> **TASK INPUT**
☆ ☆ ☆ ☆

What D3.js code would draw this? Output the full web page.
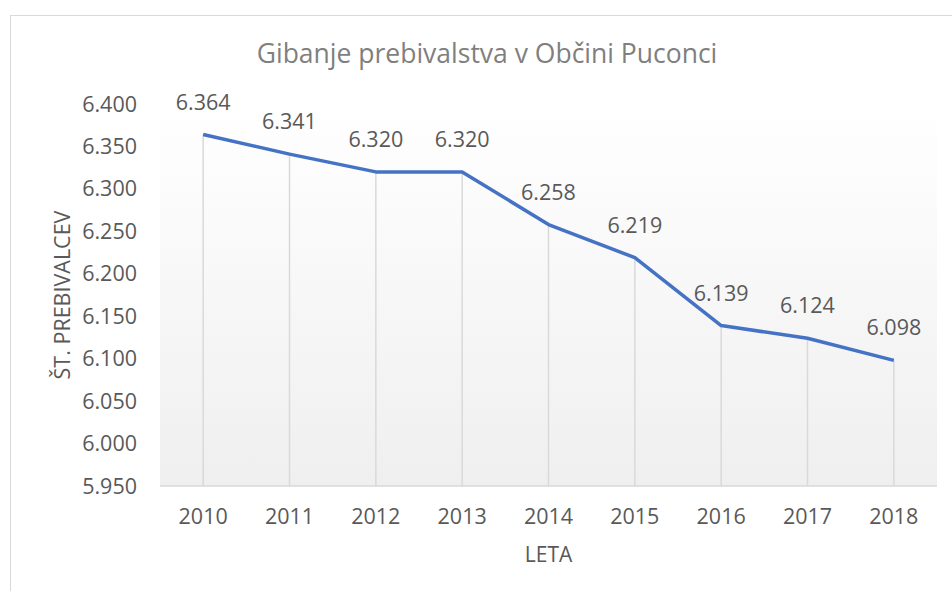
<!DOCTYPE html>
<html>
<head>
<meta charset="utf-8">
<script src="https://cdn.jsdelivr.net/npm/d3@7"></script>
<style>
  body { margin: 0; background: #fff; }
  text { font-family: "Open Sans", sans-serif; fill: #595959; }
</style>
</head>
<body>
<script>
const years = ['2010', '2011', '2012', '2013', '2014', '2015', '2016', '2017', '2018'];
const population = [6364, 6341, 6320, 6320, 6258, 6219, 6139, 6124, 6098];
const yTicks = [5950, 6000, 6050, 6100, 6150, 6200, 6250, 6300, 6350, 6400];

const width = 952;
const height = 591;
const margin = { top: 104, right: 15, bottom: 105, left: 160 };

const fmt = v => d3.format('.3f')(v / 1000);

const svg = d3.select('body').append('svg')
  .attr('width', width)
  .attr('height', height);

// chart frame
svg.append('rect')
  .attr('x', 10.5).attr('y', 15.5)
  .attr('width', 960).attr('height', 600)
  .attr('fill', '#fff')
  .attr('stroke', '#d9d9d9');

const grad = svg.append('defs').append('linearGradient')
  .attr('id', 'bg')
  .attr('x1', 0).attr('y1', 0).attr('x2', 0).attr('y2', 1);
grad.append('stop').attr('offset', '0%').attr('stop-color', '#ffffff');
grad.append('stop').attr('offset', '100%').attr('stop-color', '#efefef');

const x = d3.scaleBand()
  .domain(years)
  .range([margin.left, width - margin.right]);

const y = d3.scaleLinear()
  .domain([5950, 6400])
  .range([height - margin.bottom, margin.top]);

svg.append('rect')
  .attr('x', margin.left)
  .attr('y', margin.top)
  .attr('width', width - margin.right - margin.left)
  .attr('height', height - margin.bottom - margin.top)
  .attr('fill', 'url(#bg)');

const cx = d => x(d) + x.bandwidth() / 2;

// drop lines
svg.append('g')
  .selectAll('line')
  .data(years)
  .join('line')
  .attr('x1', d => cx(d))
  .attr('x2', d => cx(d))
  .attr('y1', (d, i) => y(population[i]))
  .attr('y2', y(5950))
  .attr('stroke', '#d9d9d9')
  .attr('stroke-width', 1.5);

// x axis line
svg.append('line')
  .attr('x1', margin.left).attr('x2', width - margin.right)
  .attr('y1', y(5950)).attr('y2', y(5950))
  .attr('stroke', '#d9d9d9')
  .attr('stroke-width', 1.5);

// y tick labels
svg.append('g')
  .selectAll('text')
  .data(yTicks)
  .join('text')
  .attr('x', 137)
  .attr('y', d => y(d) + 7.5)
  .attr('text-anchor', 'end')
  .attr('font-size', 21.5)
  .text(fmt);

// x tick labels
svg.append('g')
  .selectAll('text')
  .data(years)
  .join('text')
  .attr('x', cx)
  .attr('y', 524)
  .attr('text-anchor', 'middle')
  .attr('font-size', 21.5)
  .text(d => d);

// line
svg.append('path')
  .datum(population)
  .attr('fill', 'none')
  .attr('stroke', '#4472C4')
  .attr('stroke-width', 3.5)
  .attr('stroke-linejoin', 'round')
  .attr('d', d3.line()
    .x((d, i) => cx(years[i]))
    .y(d => y(d)));

// data labels
svg.append('g')
  .selectAll('text')
  .data(population)
  .join('text')
  .attr('x', (d, i) => cx(years[i]))
  .attr('y', d => y(d) - 25)
  .attr('text-anchor', 'middle')
  .attr('font-size', 21.5)
  .text(fmt);

// title
svg.append('text')
  .attr('x', 487)
  .attr('y', 63)
  .attr('text-anchor', 'middle')
  .attr('font-size', 26.5)
  .style('fill', '#7f7f7f')
  .text('Gibanje prebivalstva v Občini Puconci');

// axis titles
svg.append('text')
  .attr('x', (margin.left + width - margin.right) / 2)
  .attr('y', 562)
  .attr('text-anchor', 'middle')
  .attr('font-size', 21)
  .text('LETA');

svg.append('text')
  .attr('transform', `translate(70,${(y(5950) + y(6400)) / 2}) rotate(-90)`)
  .attr('text-anchor', 'middle')
  .attr('font-size', 21.5)
  .text('ŠT. PREBIVALCEV');
</script>
</body>
</html>
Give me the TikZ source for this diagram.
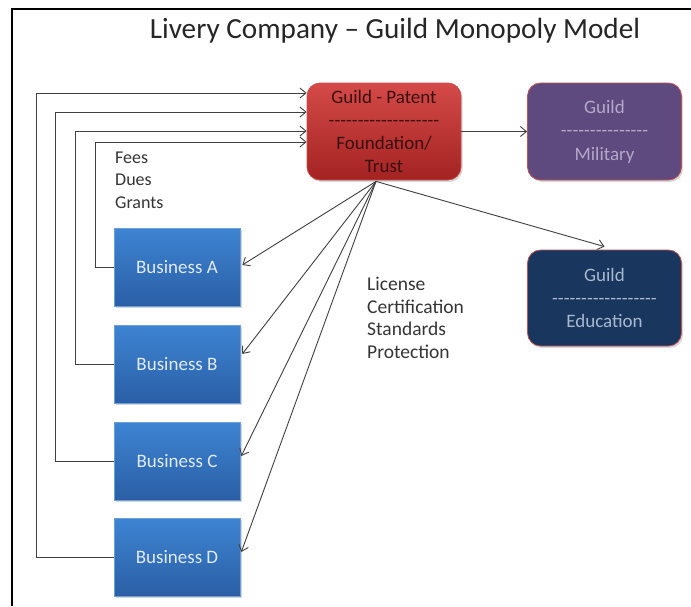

☆ ☆ ☆ ☆

Copy each line of the entries that includes the word "this".

> **SOLVED PROBLEM**
What D3.js code would draw this? Output the full web page.
Give me the TikZ source for this diagram.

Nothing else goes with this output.